Hints
- You may want to start several characters and decide which 'classes' you like.
- At now level 22, it seems easiest to focus on a few skill lines from each Mastery. It seems most beneficial to open new abilities instead of heavily focusing on single abilities. This may be different for casters or peeps where skills don't follow 'lines' as much. (Some classes seem to have 2 connected skills and that's it for the line.) Be wary of skills that don't increase in % to go off as you put skill points in them.
- You can re-spec at main cities from Delphi and on (you will probably be around 12 th), but you can't change your Mastery choices. (Thus you are stuck with the 2 "classes" you have chosen for your character). It costs like 250g a click, but at the point I got to the respec person I'd sold only magic loots and had like 100,000 saved up.
- It is next to impossible to gauge a weapons ...um... coolness/ability? by price. I find it is best to look at the item's required level (ex: level 3, level 8, level 15, etc.) and if it has no level to look at the required stats. Pretty much going by level ensures it will be better compared to a lower level item. However, rarity can mess things up if you go by just the level.
- If you remove the item in your 'off hand' to compare weapons it makes the damage listings a bit more accurate. (Be sure removing your off hand item won't prevent putting something back on.) This way you can empty your hands, place one weapon in, then swap it with the one you want to compare to. I've found this is the most accurate way to judge weapons without looking at the vendor value (which seems just wrong sometimes.)
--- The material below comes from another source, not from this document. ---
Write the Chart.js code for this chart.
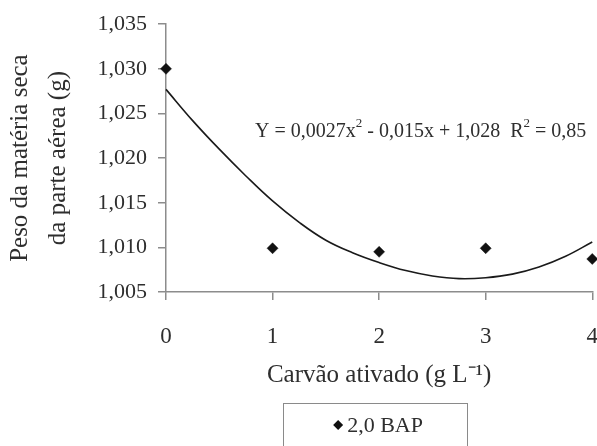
<!DOCTYPE html>
<html><head><meta charset="utf-8">
<script src="https://cdn.jsdelivr.net/npm/chart.js@4/dist/chart.umd.min.js"></script>
<style>
html,body{margin:0;padding:0;background:#fff;overflow:hidden;width:597px;height:446px}
#wrap{width:621px;height:446px}
</style></head>
<body><div id="wrap"><canvas id="c" width="621" height="446"></canvas></div>
<script>
// ---- data ----
const categories = [0, 1, 2, 3, 4];
const xTickLabels = ['0', '1', '2', '3', '4'];
const yTickValues = [1.005, 1.010, 1.015, 1.020, 1.025, 1.030, 1.035];
const yTickLabels = ['1,005', '1,010', '1,015', '1,020', '1,025', '1,030', '1,035'];
const seriesName = '2,0 BAP';
const bapValues = [1.0300, 1.0099, 1.0095, 1.0099, 1.0087];
const fitX = [0, 0.25, 0.5, 0.75, 1, 1.25, 1.5, 1.75, 2, 2.25, 2.5, 2.75, 3, 3.25, 3.5, 3.75, 4];
const fitY = [1.0277, 1.0242, 1.0210, 1.0180, 1.0152, 1.0128, 1.0108, 1.0094, 1.0083, 1.0074, 1.0068, 1.0065, 1.0066, 1.0070, 1.0078, 1.0090, 1.0106];
const equationParts = [['Y = 0,0027x', false], ['2', true], [' - 0,015x + 1,028  R', false], ['2', true], [' = 0,85', false]];
const yTitle = ['Peso da matéria seca', 'da parte aérea (g)'];
const xTitle = 'Carvão ativado (g L⁻¹)';

// ---- styles ----
const FONT = "'Liberation Serif', 'Times New Roman', serif";
const TEXT = '#2e2e2e';
const AXIS = '#8c8c8c';

const pointsData = categories.map((x, i) => ({x: x, y: bapValues[i]}));
const fitData = fitX.map((x, i) => ({x: x, y: fitY[i]}));

const extras = {
  id: 'extras',
  afterDraw(chart) {
    const ctx = chart.ctx;
    const ca = chart.chartArea;
    ctx.save();
    // equation
    let x = ca.left + 89;
    const y = 132;
    ctx.fillStyle = TEXT;
    ctx.textBaseline = 'middle';
    ctx.textAlign = 'left';
    equationParts.forEach(([t, sup]) => {
      ctx.font = (sup ? '13px ' : '20px ') + FONT;
      ctx.fillText(t, x, sup ? y - 8 : y);
      x += ctx.measureText(t).width;
    });
    // legend box
    const cx = (ca.left + ca.right) / 2 - 4;
    ctx.strokeStyle = '#8a8a8a';
    ctx.lineWidth = 1;
    ctx.strokeRect(Math.round(cx - 92) + 0.5, 403.5, 184, 60);
    const ly = 425;
    const dx = cx - 37;
    ctx.fillStyle = '#111';
    ctx.beginPath();
    ctx.moveTo(dx - 5, ly); ctx.lineTo(dx, ly - 5); ctx.lineTo(dx + 5, ly); ctx.lineTo(dx, ly + 5);
    ctx.closePath(); ctx.fill();
    ctx.fillStyle = TEXT;
    ctx.font = '22px ' + FONT;
    ctx.fillText(seriesName, dx + 9, ly + 1);
    ctx.restore();
  }
};

new Chart(document.getElementById('c'), {
  type: 'scatter',
  data: {
    datasets: [
      {
        type: 'line',
        label: 'fit',
        data: fitData,
        borderColor: '#1a1a1a',
        borderWidth: 1.6,
        pointRadius: 0,
        tension: 0.4,
        fill: false,
        clip: false
      },
      {
        label: seriesName,
        data: pointsData,
        pointStyle: 'rectRot',
        pointRadius: 5.5,
        pointBackgroundColor: '#111',
        pointBorderColor: '#111',
        pointBorderWidth: 0.5,
        clip: false
      }
    ]
  },
  options: {
    responsive: false,
    animation: false,
    devicePixelRatio: 1,
    layout: {padding: {left: 0, top: 22, right: 0, bottom: 54}},
    plugins: {legend: {display: false}, tooltip: {enabled: false}},
    scales: {
      x: {
        type: 'linear', min: 0, max: 4,
        afterFit(s) { s.height = 100; },
        afterBuildTicks(s) { s.ticks = categories.map(v => ({value: v})); },
        ticks: {
          callback: (v) => xTickLabels[categories.indexOf(v)],
          color: TEXT, font: {family: FONT, size: 23}, padding: 23, maxRotation: 0
        },
        grid: {drawOnChartArea: false, drawTicks: true, tickLength: 8, color: AXIS, lineWidth: 1.5},
        border: {display: true, color: AXIS, width: 1.5},
        title: {display: true, text: xTitle, color: TEXT, font: {family: FONT, size: 25}, padding: {top: 0, bottom: 2}}
      },
      y: {
        min: 1.005, max: 1.035,
        afterFit(s) { s.width = 166; },
        afterBuildTicks(s) { s.ticks = yTickValues.map(v => ({value: v})); },
        ticks: {
          callback: (v) => {
            const i = yTickValues.findIndex(t => Math.abs(t - v) < 1e-7);
            return i >= 0 ? yTickLabels[i] : '';
          },
          color: TEXT, font: {family: FONT, size: 22}, padding: 11
        },
        grid: {drawOnChartArea: false, drawTicks: true, tickLength: 8, color: AXIS, lineWidth: 1.5},
        border: {display: true, color: AXIS, width: 1.5},
        title: {display: true, text: yTitle, color: TEXT, font: {family: FONT, size: 25, lineHeight: 1.5}, padding: {top: 2, bottom: 0}}
      }
    }
  },
  plugins: [extras]
});
</script>
</body></html>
- It appears that some vendors are 'capped' at what they will pay. For example, if you have an item at 35,832 true value, but the vendor is capped at 25,000 it will only show 25,000. If you have a few items which all cap at the same value, hold onto them! Don't sell them yet. Wait to find a vender with a higher cap so you can see their true value. (I just got to China, ~lv 28 now, and the Babylon vendor is the first I've seen to exceed the 25,000 cap.)
Confusing / sad things
- I miss the simplicity of left click / right click. TQ has like 10 hotkeys and, even though I don't really use them yet, I really liked Diablo's simplicity of having an attack set to one key and a second thing set to the other key. I find it a pain to move my hand to the keyboard in this type of game.
- As mentioned it is very difficult to know what is better for your character when compared to what you have. The only thing I've determined is to go by level.
- Some zones can really plummet in FPS. Not sure why, and thankfully I've only seen this happen a few times. I think it is when the game moves a lot of baddies all at once, or when there are a lot of 2d particle type effects going on.
New / different things
- There are physics. I've noticed as I've put more pts into strength critters fly farther sometimes than they used to. Now if I get a good shot on em they can fly all the way across the screen. hehe. Sometimes they fall down a pit (usually they are already dead anyways) or sometimes they will collapse onto something.
- They have set items!!! However, they don't seem to be 100% fixed sets. As example, I've seen 2 'bracer' parts to the set I'm currently trying to assemble; yet the pieces had slightly different stats. All the same things they did (like say +str, +resist, etc.) but the numbers were a few pts different for each in a couple of the boosts. Kinda nifty.
- Not new, but they kind of have "sockets". You collect up these bits of various things. Some things only have 3 bits, some have 5, but you can 'pile them on top of each other', and like collect em up. The more you collect of that set, the higher the effect. At any time you choose you can put one of these on an item (some only go on certain items) but I think you can only have 1 per item. I tried putting on a second onto an item and it tossed it into my offhand weapon.